● What needs to be done: Retype the material that follows, keeping every word as it is.
*****
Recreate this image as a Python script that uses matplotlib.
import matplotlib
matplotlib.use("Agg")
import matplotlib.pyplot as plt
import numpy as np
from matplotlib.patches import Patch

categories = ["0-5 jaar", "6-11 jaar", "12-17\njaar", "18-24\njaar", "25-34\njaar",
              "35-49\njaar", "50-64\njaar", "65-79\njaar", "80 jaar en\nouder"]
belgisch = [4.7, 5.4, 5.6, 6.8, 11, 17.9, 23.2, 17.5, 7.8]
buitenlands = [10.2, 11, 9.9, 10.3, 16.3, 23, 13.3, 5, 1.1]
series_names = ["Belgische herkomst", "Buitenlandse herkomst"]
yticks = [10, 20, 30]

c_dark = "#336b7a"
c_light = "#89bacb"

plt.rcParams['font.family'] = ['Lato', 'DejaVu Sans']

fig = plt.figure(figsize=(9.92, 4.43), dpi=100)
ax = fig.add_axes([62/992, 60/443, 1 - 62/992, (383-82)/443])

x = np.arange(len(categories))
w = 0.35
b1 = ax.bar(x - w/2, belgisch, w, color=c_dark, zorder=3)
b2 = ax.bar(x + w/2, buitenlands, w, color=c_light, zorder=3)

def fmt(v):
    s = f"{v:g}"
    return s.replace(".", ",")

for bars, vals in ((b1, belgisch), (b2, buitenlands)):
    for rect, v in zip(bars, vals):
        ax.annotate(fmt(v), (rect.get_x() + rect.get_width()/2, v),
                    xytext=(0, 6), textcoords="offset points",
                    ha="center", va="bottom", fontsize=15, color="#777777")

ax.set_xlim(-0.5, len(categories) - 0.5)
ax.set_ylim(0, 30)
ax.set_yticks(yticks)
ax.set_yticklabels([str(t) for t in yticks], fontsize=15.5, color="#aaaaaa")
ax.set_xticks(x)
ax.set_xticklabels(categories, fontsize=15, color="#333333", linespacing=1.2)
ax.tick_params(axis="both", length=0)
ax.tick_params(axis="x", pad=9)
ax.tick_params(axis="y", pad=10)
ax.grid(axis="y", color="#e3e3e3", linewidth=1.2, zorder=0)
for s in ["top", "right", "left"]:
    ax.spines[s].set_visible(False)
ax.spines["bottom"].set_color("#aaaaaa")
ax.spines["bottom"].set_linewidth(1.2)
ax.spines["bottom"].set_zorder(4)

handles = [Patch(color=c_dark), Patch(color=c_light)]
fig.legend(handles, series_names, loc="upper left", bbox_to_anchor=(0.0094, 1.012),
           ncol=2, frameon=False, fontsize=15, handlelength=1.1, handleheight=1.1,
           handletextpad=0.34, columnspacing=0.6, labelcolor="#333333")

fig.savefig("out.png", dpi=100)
*****
● Task result:
Recreate this image as a Python script that uses matplotlib.
import matplotlib
matplotlib.use("Agg")
import matplotlib.pyplot as plt
import numpy as np
from matplotlib.patches import Patch

categories = ["0-5 jaar", "6-11 jaar", "12-17\njaar", "18-24\njaar", "25-34\njaar",
              "35-49\njaar", "50-64\njaar", "65-79\njaar", "80 jaar en\nouder"]
belgisch = [4.7, 5.4, 5.6, 6.8, 11, 17.9, 23.2, 17.5, 7.8]
buitenlands = [10.2, 11, 9.9, 10.3, 16.3, 23, 13.3, 5, 1.1]
series_names = ["Belgische herkomst", "Buitenlandse herkomst"]
yticks = [10, 20, 30]

c_dark = "#336b7a"
c_light = "#89bacb"

plt.rcParams['font.family'] = ['Lato', 'DejaVu Sans']

fig = plt.figure(figsize=(9.92, 4.43), dpi=100)
ax = fig.add_axes([62/992, 60/443, 1 - 62/992, (383-82)/443])

x = np.arange(len(categories))
w = 0.35
b1 = ax.bar(x - w/2, belgisch, w, color=c_dark, zorder=3)
b2 = ax.bar(x + w/2, buitenlands, w, color=c_light, zorder=3)

def fmt(v):
    s = f"{v:g}"
    return s.replace(".", ",")

for bars, vals in ((b1, belgisch), (b2, buitenlands)):
    for rect, v in zip(bars, vals):
        ax.annotate(fmt(v), (rect.get_x() + rect.get_width()/2, v),
                    xytext=(0, 6), textcoords="offset points",
                    ha="center", va="bottom", fontsize=15, color="#777777")

ax.set_xlim(-0.5, len(categories) - 0.5)
ax.set_ylim(0, 30)
ax.set_yticks(yticks)
ax.set_yticklabels([str(t) for t in yticks], fontsize=15.5, color="#aaaaaa")
ax.set_xticks(x)
ax.set_xticklabels(categories, fontsize=15, color="#333333", linespacing=1.2)
ax.tick_params(axis="both", length=0)
ax.tick_params(axis="x", pad=9)
ax.tick_params(axis="y", pad=10)
ax.grid(axis="y", color="#e3e3e3", linewidth=1.2, zorder=0)
for s in ["top", "right", "left"]:
    ax.spines[s].set_visible(False)
ax.spines["bottom"].set_color("#aaaaaa")
ax.spines["bottom"].set_linewidth(1.2)
ax.spines["bottom"].set_zorder(4)

handles = [Patch(color=c_dark), Patch(color=c_light)]
fig.legend(handles, series_names, loc="upper left", bbox_to_anchor=(0.0094, 1.012),
           ncol=2, frameon=False, fontsize=15, handlelength=1.1, handleheight=1.1,
           handletextpad=0.34, columnspacing=0.6, labelcolor="#333333")

fig.savefig("out.png", dpi=100)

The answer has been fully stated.